Because neither CAFA nor the Sixth Circuit has defined “the primary defendants,” the Court looked to CAFA’s legislative history. (Editors’ Note: regular readers of the CAFA Law Blog (all of whom have brilliant legal minds and are also sexy) know that the CAFA Law Blog has encouraged its readers (some of whom are judges) to look at the legislative history.)
The Senate Report, issued after CAFA was enacted, explains that “the primary defendants” is intended to reach, “those defendants who are the real ‘targets’ of the lawsuit–i.e., the defendants that would be expected to incur most of the loss if liability is found. Thus, the term ‘primary defendants’ should include any person who has substantial exposure to significant portions of the proposed class in the action, particularly any defendant that is ‘allegedly liable to the vast majority of the members of the proposed classes’ (as opposed to simply a few individual class members).”
The plaintiffs argued that under this definition, the defendant municipalities were the ‘real targets’ of the lawsuit; and would be ‘liable to the vast majority of the members of the proposed classes.’ Notwithstanding the plaintiffs’ arguments, the Court observed that determining who are primary defendants is problematic when a defendant class has been proposed but whose membership has yet to be identified. Here, the plaintiffs proposed a plaintiff class and two defendant classes; additionally, plaintiffs argued an alternative basis for relief with an accompanying proposed plaintiff subclass. Nonetheless, the Court considered the plaintiffs’ arguments, and disagreed with them.
The plaintiffs first contended that the defendant municipalities were the ‘real targets’ of this action because they retain 85% of the taxes collected and the defendant insurers retain only 15% (their fee for collecting the tax). The amended complaint did not allege that municipalities were not entitled to the tax, only that they must collect it from insurers, not the policyholders.
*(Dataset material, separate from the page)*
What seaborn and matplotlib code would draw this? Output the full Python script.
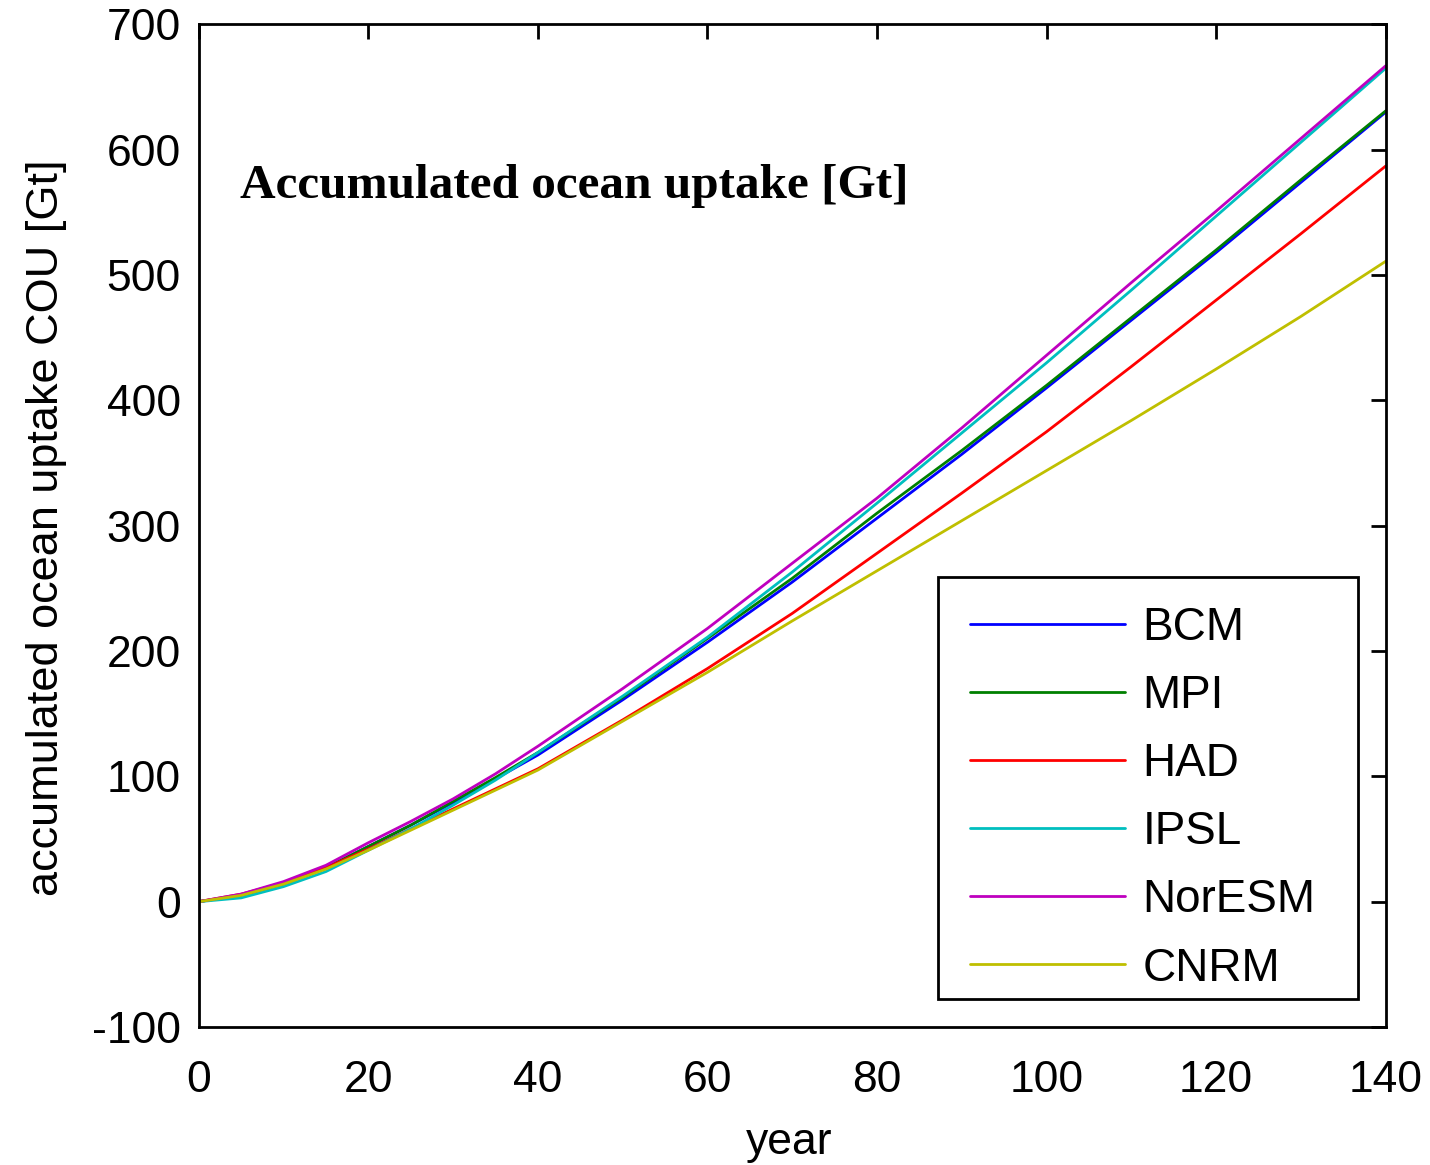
import matplotlib
matplotlib.use("Agg")
import matplotlib.pyplot as plt
from matplotlib.patches import Rectangle
import seaborn as sns
import pandas as pd

# Accumulated ocean carbon uptake per model (Gt)
years = [0, 5, 10, 15, 20, 25, 30, 35, 40, 50, 60, 70, 80, 90, 100, 110, 120, 130, 140]
bcm = [0, 5, 14, 27, 44, 61, 79, 98, 117, 161, 207, 255, 306, 357, 410, 464, 518, 574, 630]
mpi = [0, 5, 14, 27, 44, 61, 80, 99, 119, 163, 210, 258, 310, 360, 412, 466, 520, 576, 631]
had = [0, 6, 15, 27, 42, 58, 74, 90, 106, 145, 186, 230, 278, 326, 375, 427, 480, 533, 587]
ipsl = [0, 3, 12, 24, 41, 58, 77, 97, 119, 164, 211, 263, 318, 374, 430, 488, 547, 606, 665]
noresm = [0, 6, 16, 29, 47, 64, 82, 102, 124, 170, 218, 270, 322, 378, 436, 494, 551, 609, 667]
cnrm = [0, 5, 14, 26, 41, 57, 73, 89, 105, 144, 183, 224, 264, 304, 344, 384, 425, 467, 511]

models = ["BCM", "MPI", "HAD", "IPSL", "NorESM", "CNRM"]
series = [bcm, mpi, had, ipsl, noresm, cnrm]
colors = ["#0000ff", "#008000", "#ff0000", "#00bfbf", "#bf00bf", "#bfbf00"]

rows = []
for name, vals in zip(models, series):
    for yr, v in zip(years, vals):
        rows.append({"year": yr, "COU": v, "model": name})
df = pd.DataFrame(rows)

sns.set_style("white")
plt.rcParams["font.family"] = ["Liberation Sans", "DejaVu Sans"]
plt.rcParams["axes.unicode_minus"] = False
plt.rcParams["text.color"] = "black"
plt.rcParams["axes.labelcolor"] = "black"

fig = plt.figure(figsize=(14.3, 11.65), dpi=100)
ax = fig.add_axes([0.139, 0.1185, 0.830, 0.8605])

sns.lineplot(data=df, x="year", y="COU", hue="model", hue_order=models,
             palette=dict(zip(models, colors)), linewidth=2.0, ax=ax,
             legend=True)

ax.set_xlim(0, 140)
ax.set_ylim(-100, 700)
ax.set_xticks(range(0, 141, 20))
ax.set_yticks(range(-100, 701, 100))

for sp in ax.spines.values():
    sp.set_visible(True)
    sp.set_color("black")
    sp.set_linewidth(2.0)

ax.tick_params(direction="in", length=11, width=2, top=True, right=True,
               labelsize=32, colors="black")
ax.tick_params(axis="x", pad=24)
ax.tick_params(axis="y", pad=13)

ax.set_xlabel("year", fontsize=32)
ax.xaxis.set_label_coords(0.497, -0.095)
ax.set_ylabel("accumulated ocean uptake COU [Gt]", fontsize=32.5)
ax.yaxis.set_label_coords(-0.111, 0.498)

ax.text(0.0345, 0.839, "Accumulated ocean uptake [Gt]", transform=ax.transAxes,
        fontsize=35.5, fontweight="bold", color="black",
        family=["Liberation Serif", "DejaVu Serif"], va="center", ha="left")

# Legend entries without their own frame, boxed by a separate rectangle
handles, labels = ax.get_legend_handles_labels()
leg = ax.legend(handles, labels, loc="upper left",
                bbox_to_anchor=(0.6496, 0.4197),
                fontsize=33, frameon=False, handlelength=3.38,
                handletextpad=0.39, labelspacing=0.525, borderpad=0,
                borderaxespad=0)
for ln in leg.get_lines():
    ln.set_linewidth(2.0)

ax.add_patch(Rectangle((0.6226, 0.0279), 0.3538, 0.4207, transform=ax.transAxes,
                       fill=False, edgecolor="black", linewidth=2.0, zorder=5))

fig.savefig("out.png", dpi=100, facecolor="white")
Thus, the Court remarked that the practical effect of the plaintiffs’ requested relief would be to shift the tax from the insurance policyholders to the defendant insurers–which, correspondingly, suggested that the insurers were the real target of the litigation. The Court, however, maintained that it was not so simple because the statute also permits the insurers to receive a fee for collecting the tax.
The plaintiffs conceded that their interpretation of the statutory provisions created a potential ambiguity because it was unlikely that the statute contemplated that the insurers paying the tax would also retain a percentage of the tax as a ‘collection fee.’ Thus, the Court remarked that even if it determined that the statute was being improperly interpreted, the correct interpretation, and corresponding relief, would remain contested issues. Consequently, which class of defendants would bear the burden of a ruling in the plaintiffs’ favor–and the exact weight of that burden remains an open question.
The Court pointed that these unknowns point to a concern expressed by several courts: Identifying the real targets of litigation often requires a court to wade into the merits of the underlying claim. Thus, to adopt the plaintiffs’ argument, and hold that municipalities (and not insurers) were the real targets of the action, the Court would have to assume more than merely that the statute in question had been improperly interpreted and implemented. Rather, the Court would also need to assume that the statute had been improperly implemented for the reasons the plaintiffs say; that the proper interpretation of an ambiguous statute is the one the plaintiffs propose; and, consequently, that the proper relief is what the plaintiffs request.
Next, the Court found that the second prong of the plaintiffs’ argument that the defendant municipalities were allegedly liable to the vast majority of the members of the proposed classes because Kenton County and Franklin County might potentially be liable to thousands of policyholders also required a series of assumptions the Court cannot make at this procedural juncture. Further, Allstate’s declaration that it alone had 66,138 policyholders in Kentucky who paid a surcharge on their insured risks in 2008 and 2009 pursuant to the tax at issue here called the plaintiffs’ assertion into question. At this stage in the litigation, analyzing which proposed defendant class would be liable to more members of the plaintiff class would be an exercise in guesswork–particularly before the members of the classes had been identified and liability between the defendant classes apportioned, the Court reiterated.
To complicate matters further, the plaintiffs argued alternative grounds for relief and proposed an alternative plaintiff subclass, both of which would require new sets of factual and legal assumptions. The Court observed that these were assumptions it could not make in adjudicating a motion to remand, particularly when the plaintiffs acknowledged that the statute in question could yield multiple, and sometimes contradictory, interpretations and the members of the proposed classes had not been identified.
The Court stated that concern about wading into the merits of an action merely to determine whether federal jurisdiction exists has led courts to adopt simpler and more direct approaches to identifying the primary defendants. Thus, the courts identified the primary defendants by looking exclusively to the face of the complaint. Accordingly, the Court looked into the amended complaint, which contained two counts, both of which asserted a claim and demand relief directly against the defendant insurers. Thus, the Court concluded that the defendant insurers were primary defendants.